But that jury was never told about Kaja Sokola's claim. Prosecutors have said they still were investigating the allegation when Weinstein, a onetime movie tycoon-turned- #MeToo pariah, was convicted in February 2020 of charges based on other women's accusations.
On Wednesday, Sokola began to tell a new jury her story.
Sokola didn't look at Weinstein as she walked past him and onto the witness stand in a Manhattan courtroom where he is again on trial. An appeals court overturned his 2020 rape and sexual assault conviction, sending those charges back for retrial, and prosecutors subsequently added another sexual assault charge based on Sokola's allegations.
As she began testifying about her life before the alleged 2006 assault, Weinstein looked toward her, with his right hand across his mouth.
Weinstein, 73, has pleaded not guilty to all the charges. His lawyers contend that his accusers consented to sexual encounters with him in hopes of getting movie and TV opportunities, and the defence has emphasised that the women stayed in contact with him for a while after the alleged assaults.
The women, meanwhile, say the Oscar-winning producer used the prospect of show business work to prey on them.
Sokola, who is expected to continue testifying Thursday, hasn't been asked yet about Weinstein. Prosecutors have said she was introduced to him while on that 2002 modelling trip to New York.
In her lawsuits, Sokola said that shortly after she met Weinstein, he invited her to lunch to discuss her career but then sexually assaulted her. The lawsuits alleged he sexually harassed and emotionally abused her for years afterward.

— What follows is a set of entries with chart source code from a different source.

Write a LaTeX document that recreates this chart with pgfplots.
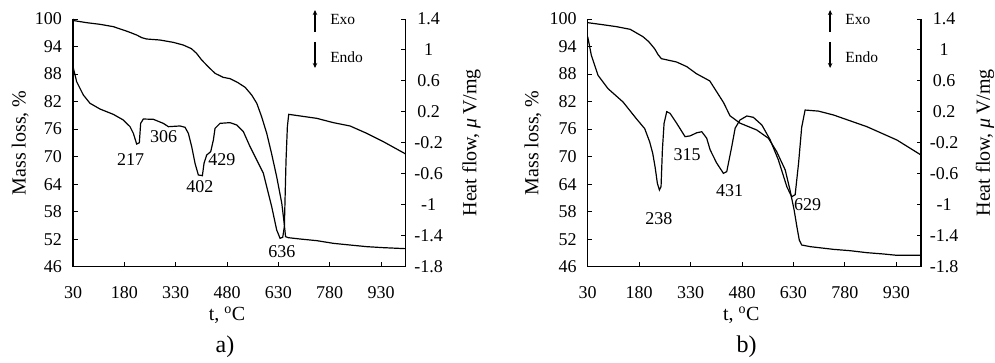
\documentclass[border=0pt]{standalone}
\usepackage{fontspec}
\setmainfont{Liberation Serif}
\usepackage{pgfplots}
\pgfplotsset{compat=1.18}
\usetikzlibrary{arrows.meta}
\tikzset{
  peak/.style={font=\fontsize{18}{20}\selectfont, inner sep=0pt},
  ee/.style={font=\fontsize{15.5}{18}\selectfont, inner sep=0pt, anchor=west},
  ar/.style={-{Stealth[length=5pt,width=4.5pt]}, line width=1.3pt, black},
  curve/.style={black, line width=1.2pt}
}
\begin{document}
\begin{tikzpicture}[x=1pt,y=1pt]
\useasboundingbox (0,0) rectangle (995,362);
\pgfplotsset{
  base/.style={scale only axis, height=247.7pt, xmin=30, xmax=1002, clip=false,
    tick align=inside, major tick length=4.5pt,
    axis line style={line width=1.1pt, black}, tick style={line width=1pt, black},
    /pgf/number format/assume math mode=true,
    ticklabel style={font=\fontsize{18}{20}\selectfont, inner sep=0pt},
    label style={font=\fontsize{20}{24}\selectfont}},
  tgax/.style={base, axis x line*=bottom, axis y line*=left,
    ymin=46, ymax=100, ytick={46,52,58,64,70,76,82,88,94,100},
    xtick={30,180,330,480,630,780,930},
    xticklabel style={anchor=north, yshift=-20pt},
    yticklabel style={anchor=east, xshift=-11pt},
    ylabel={Mass loss, \%}, xlabel={t, \textsuperscript{o}C}},
  dtaax/.style={base, axis x line=none, axis y line*=right,
    ymin=-1.8, ymax=1.4, ytick={-1.8,-1.4,-1,-0.6,-0.2,0.2,0.6,1,1.4},
    yticklabels={-1.8,-1.4,-1,-0.6,-0.2,0.2,0.6,1,1.4},
    yticklabel style={anchor=center, xshift=23pt},
    ylabel={Heat flow, \textit{μ}\,V/mg}}
}
% ---------------- panel a ----------------
\begin{axis}[tgax, width=332.7pt, at={(73pt,95.3pt)}, anchor=south west,
  ylabel style={at={(axis description cs:-0.159,0.5)}, anchor=center},
  xlabel style={at={(axis description cs:0.463,-0.195)}, anchor=center}]
\addplot[curve, mark=none] coordinates {
(30,100.0)(33,99.64)(70,99.20)(109,98.84)(148,98.33)(191,97.24)(216,96.51)(231,95.93)
(245,95.64)(284,95.42)(323,94.91)(352,94.33)(376,93.53)(391,92.51)(406,91.06)(425,89.61)
(445,88.15)(469,87.28)(489,86.99)(512,86.12)(533,85.10)(552,83.43)(567,81.61)(581,78.71)
(596,75.07)(610,70.71)(625,65.63)(640,59.81)(647,55.45)(651,52.55)(659,52.33)(693,52.04)
(742,51.68)(791,51.09)(839,50.73)(888,50.37)(937,50.15)(1002,49.93)};
\node[peak] at (axis description cs:0.457,-0.323) {\fontsize{24}{28}\selectfont a)};
\end{axis}
\begin{axis}[dtaax, width=332.7pt, at={(73pt,95.3pt)}, anchor=south west,
  ylabel style={at={(axis description cs:1.198,0.5)}, anchor=center}]
\addplot[curve, mark=none] coordinates {
(30,0.784)(40.7,0.590)(60.2,0.418)(79.7,0.311)(108.9,0.237)(147.9,0.168)(177.1,0.095)
(196.6,0.009)(206.3,-0.077)(216.0,-0.215)(223.8,-0.198)(227.7,0.052)(235.5,0.108)
(264.7,0.104)(293.9,0.052)(308.6,0.009)(342.7,0.018)(357.3,0.001)(367.0,-0.077)
(376.8,-0.249)(386.5,-0.464)(396.2,-0.615)(408.0,-0.624)(412.8,-0.464)(420.6,-0.357)
(432.3,-0.314)(440.1,-0.163)(445.0,-0.012)(459.5,0.052)(488.8,0.061)(508.2,0.031)
(527.7,-0.055)(547.2,-0.249)(566.7,-0.421)(586.2,-0.594)(595.9,-0.766)(610.5,-1.024)
(625.1,-1.326)(634.9,-1.433)(642.7,-1.420)(647.5,-1.283)(652.4,-0.421)(656.3,0.009)
(660.2,0.168)(673.8,0.160)(741.9,0.117)(790.7,0.061)(839.4,0.018)(888.1,-0.077)
(936.8,-0.185)(1002,-0.344)};
\node[peak] at (axis cs:198,-0.411) {217};
\node[peak] at (axis cs:295,-0.124) {306};
\node[peak] at (axis cs:401,-0.766) {402};
\node[peak] at (axis cs:465,-0.418) {429};
\node[peak] at (axis cs:640,-1.606) {636};
\draw[ar] (axis cs:737,1.232) -- (axis cs:737,1.516);
\draw[ar] (axis cs:737,1.103) -- (axis cs:737,0.767);
\node[ee] at (axis cs:781,1.40) {Exo};
\node[ee] at (axis cs:781,0.91) {Endo};
\end{axis}
% ---------------- panel b ----------------
\begin{axis}[tgax, width=333.3pt, at={(587.7pt,95.3pt)}, anchor=south west,
  ylabel style={at={(axis description cs:-0.164,0.5)}, anchor=center},
  xlabel style={at={(axis description cs:0.461,-0.195)}, anchor=center}]
\addplot[curve, mark=none] coordinates {
(30,99.20)(66,98.84)(114,98.33)(154,97.75)(191,96.15)(208,95.06)(225,93.53)(236,92.15)
(245,91.35)(289,90.63)(319,89.61)(347,88.08)(386,86.5)(426,81.8)(445,78.9)(474,77.3)
(523,75.8)(557,74.0)(581,71.1)(606,67.1)(620,62.7)(632,58.36)
(640,54.73)(647,51.82)(654,50.73)(679,50.37)(747,49.78)(795,49.49)(844,49.06)(893,48.77)
(932,48.48)(1002,48.48)};
\node[peak] at (axis description cs:0.477,-0.323) {\fontsize{24}{28}\selectfont b)};
\end{axis}
\begin{axis}[dtaax, width=333.3pt, at={(587.7pt,95.3pt)}, anchor=south west,
  ylabel style={at={(axis description cs:1.192,0.5)}, anchor=center}]
\addplot[curve, mark=none] coordinates {
(30,1.172)(40.6,0.931)(60.1,0.672)(89.3,0.500)(133.0,0.328)(171.9,0.112)(196.3,-0.017)
(210.8,-0.189)(219.6,-0.335)(226.4,-0.508)(233.2,-0.723)(239.1,-0.809)(243.9,-0.766)
(247.8,-0.292)(252.7,0.052)(260.5,0.203)(270.2,0.181)(289.6,0.052)(313.9,-0.120)
(328.5,-0.110)(348.0,-0.070)(362.6,-0.056)(377,-0.14)(387,-0.29)(406,-0.46)
(425.8,-0.594)(435.5,-0.572)(450,-0.25)(460,-0.01)(474,0.095)(494,0.147)
(513,0.13)(538,0.03)(562,-0.16)(586,-0.42)(611,-0.77)(625,-0.896)
(635,-0.87)(645,-0.46)(654,0.0)(664,0.224)
(703,0.21)(746.8,0.160)(844.1,0.009)(931.6,-0.163)(1002,-0.357)};
\node[peak] at (axis cs:237.5,-1.181) {238};
\node[peak] at (axis cs:320,-0.347) {315};
\node[peak] at (axis cs:444,-0.813) {431};
\node[peak] at (axis cs:671,-1.003) {629};
\draw[ar] (axis cs:737,1.232) -- (axis cs:737,1.516);
\draw[ar] (axis cs:737,1.103) -- (axis cs:737,0.767);
\node[ee] at (axis cs:781,1.40) {Exo};
\node[ee] at (axis cs:781,0.91) {Endo};
\end{axis}
\end{tikzpicture}
\end{document}
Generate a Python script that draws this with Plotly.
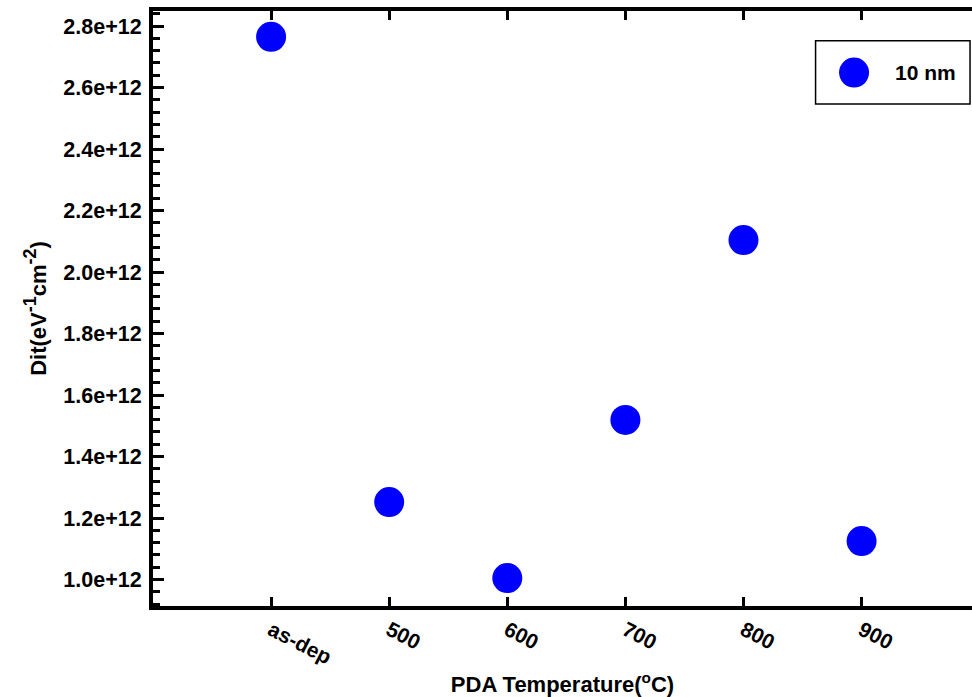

The criminal charge stems from one instance when Sokola maintains that Weinstein forcibly performed oral sex on her in a Manhattan hotel in May 2006.
Prosecutors have said it happened after Weinstein arranged for Sokola to be an extra in the film The Nanny Diaries and met her visiting older sister, whom she was trying to impress.
"She was proud of knowing him," her sister, cardiologist Dr. Ewa Sokola, told jurors Wednesday.
She said the three of them met in a hotel lobby, chatted about Italian movies and the heavyset Weinstein's heart health, and then he and the model left the table together.
Kaja Sokola was tense when she returned about a half-hour later — "like somebody waiting for the result of an exam" or the Oscars — but didn't say anything about the alleged sexual assault, Dr. Sokola told jurors.
She said she was shocked to learn about the claim over a decade later, when she read about it in a magazine article.
Weinstein's lawyers will get a chance to question Kaja Sokola in the coming days. In an opening statement in April, defence lawyer Arthur Aidala questioned why she waited years to come forward.
Prosecutors have argued that accusers were reluctant to speak up because of Weinstein's wealth and influence.